Wenn Empörung Denken ersetzt: Die Stadtbild-Debatte als Spiegel unserer Diskussionskultur
Die sogenannte Stadtbild-Debatte zeigt exemplarisch, was in der politischen und gesellschaftlichen Diskussionskultur Deutschlands schiefläuft. Wo eigentlich über Verantwortung, Gestaltung und Lebensqualität gesprochen werden müsste, verliert man sich in Schlagworten, gegenseitigen Vorwürfen und moralischen Reflexen.
Sobald es konkret wird – also dort, wo es für Bürger wirklich interessant wird –, verfällt die Diskussion in Schweigen oder Selbstzufriedenheit. Das Muster ist immer gleich: Wochenlang wird gefordert, verteidigt und empört – doch wenn es um Lösungen geht, folgt das große NICHTS.
Mich irritiert, dass schon der bloße Verdacht, der andere könnte recht haben, heute als Zumutung gilt. Anstatt hinzusehen, zu analysieren und gemeinsam zu denken, wird polemisiert, etikettiert und diffamiert.

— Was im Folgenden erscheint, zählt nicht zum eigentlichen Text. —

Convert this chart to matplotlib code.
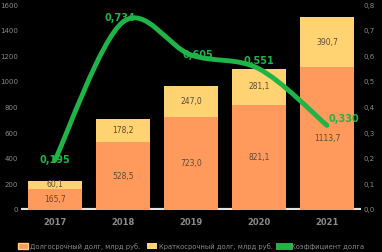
import matplotlib
matplotlib.use("Agg")
import matplotlib.pyplot as plt
import numpy as np
from matplotlib.path import Path
from matplotlib.patches import PathPatch, Patch
from matplotlib.lines import Line2D

# data
years = ["2017", "2018", "2019", "2020", "2021"]
lower = [165.7, 528.5, 723.0, 821.1, 1113.7]
upper = [60.1, 178.2, 247.0, 281.1, 390.7]
ratio = [0.195, 0.734, 0.605, 0.551, 0.330]
ratio_labels = ["0,195", "0,734", "0,605", "0,551", "0,330"]
names = ["Долгосрочный долг, млрд руб.",
         "Краткосрочный долг, млрд руб.",
         "Коэффициент долга"]

ORANGE = "#ff9a5c"
YELLOW = "#ffd272"
GREEN = "#1fb447"
GRAY = "#8a8a8a"

fig = plt.figure(figsize=(3.82, 2.52), dpi=100, facecolor="black")
ax = fig.add_axes([0.055, 0.167, 0.89, 0.813], facecolor="black")
ax2 = ax.twinx()

x = np.arange(len(years))
ax.bar(x, lower, width=0.8, color=ORANGE, zorder=2)
ax.bar(x, upper, width=0.8, bottom=lower, color=YELLOW, zorder=2)
for xi, lo, up in zip(x, lower, upper):
    ax.text(xi, lo / 2, f"{lo:.1f}".replace(".", ","), ha="center", va="center",
            fontsize=5.5, color="#5a4a3a", zorder=3)
    ax.text(xi, lo + up / 2, f"{up:.1f}".replace(".", ","), ha="center", va="center",
            fontsize=5.5, color="#5a4a3a", zorder=3)
ax.axhline(0, color="#e2e2e2", lw=3, zorder=1)

ax.set_xlim(-0.5, len(years) - 0.5)
ax.set_ylim(0, 1600)
ax.set_yticks(np.arange(0, 1601, 200))
ax.set_xticks(x)
ax.set_xticklabels(years, fontsize=6, color=GRAY, fontweight="bold")
ax.tick_params(axis="y", labelsize=5, colors=GRAY, length=0, pad=2)
ax.tick_params(axis="x", length=0, pad=6)

# smooth line through the points (Catmull-Rom as cubic Bezier)
pts = np.column_stack([x, ratio])
verts = [pts[0]]
codes = [Path.MOVETO]
for i in range(len(pts) - 1):
    p0 = pts[max(i - 1, 0)]
    p1, p2 = pts[i], pts[i + 1]
    p3 = pts[min(i + 2, len(pts) - 1)]
    verts += [p1 + (p2 - p0) / 6, p2 - (p3 - p1) / 6, p2]
    codes += [Path.CURVE4] * 3
ax2.add_patch(PathPatch(Path(verts, codes), fill=False, edgecolor=GREEN, lw=3.5,
                        capstyle="round", zorder=4))
ax2.set_ylim(0, 0.8)
ax2.set_yticks(np.arange(0, 0.81, 0.1))
ax2.set_yticklabels([f"{v:.1f}".replace(".", ",") for v in np.arange(0, 0.81, 0.1)])
ax2.tick_params(axis="y", labelsize=5, colors=GRAY, length=0, pad=2)

offs = [(0, 0), (-0.05, 0.015), (0.1, 0.0), (0, 0.03), (0.25, 0.025)]
for xi, v, lab, (dx, dy) in zip(x, ratio, ratio_labels, offs):
    ax2.text(xi + dx, v + dy, lab, ha="center", va="center", fontsize=7,
             fontweight="bold", color=GREEN, zorder=5)

for a in (ax, ax2):
    for s in a.spines.values():
        s.set_visible(False)

handles = [Patch(facecolor=ORANGE, edgecolor=YELLOW), Patch(facecolor=YELLOW),
           Line2D([], [], color=GREEN, lw=5)]
fig.legend(handles, names, loc="lower center", bbox_to_anchor=(0.5, -0.015), ncol=3,
           frameon=False, fontsize=4.9, labelcolor=GRAY, handlelength=1.5,
           handleheight=1.0, handletextpad=0.3, columnspacing=0.9)

fig.savefig("out.png", dpi=100, facecolor="black")
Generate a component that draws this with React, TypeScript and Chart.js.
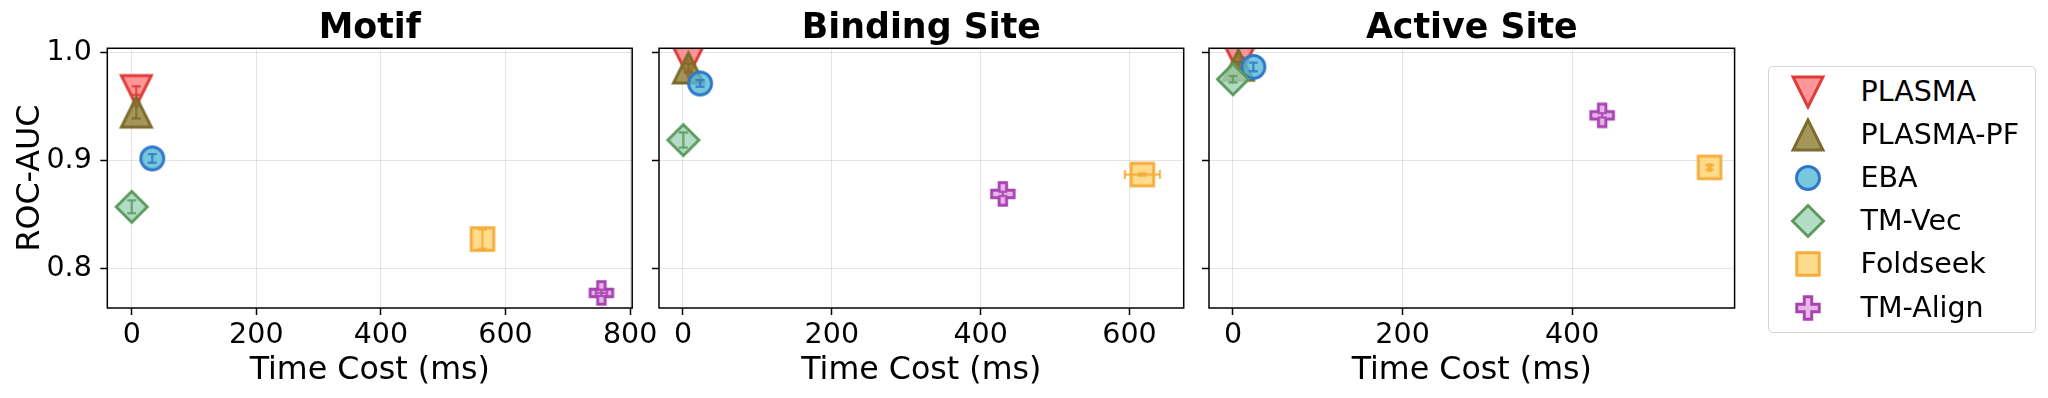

So bleibt die Debatte an der Oberfläche – laut, aber folgenlos.
Die Medien befeuern mit
Was die Situation zusätzlich verschärft: Auch große Teile der Presse spielen dieses Spiel mit. Statt Orientierung zu schaffen, wird Empörung befeuert. Statt Komplexität zu erklären, werden Widersprüche vereinfacht. Die mediale Bühne ist laut geworden – aber nicht klüger. Und so entsteht ein Kreislauf aus Aufregung und Abwehr, in dem Erkenntnis keinen Platz mehr hat.
Eine Gesellschaft, die Fortschritt will, muss Streit aushalten. Nicht der Widerspruch gefährdet das Miteinander, sondern das Wegsehen. Wenn wir über Stadtbilder sprechen, sprechen wir über unser Selbstbild: Wie viel Vielfalt, Verantwortung und Veränderung hält Deutschland aus?
Ich freue mich, dass wir auf Mallorca Debatten führen, die diesen Namen noch verdienen – Räume für Erkenntnis, nicht Bühnen für Eitelkeit. Und ich wünsche mir, dass die Presse wieder das tut, wozu sie berufen ist: nicht zu verstärken, sondern zu erhellen.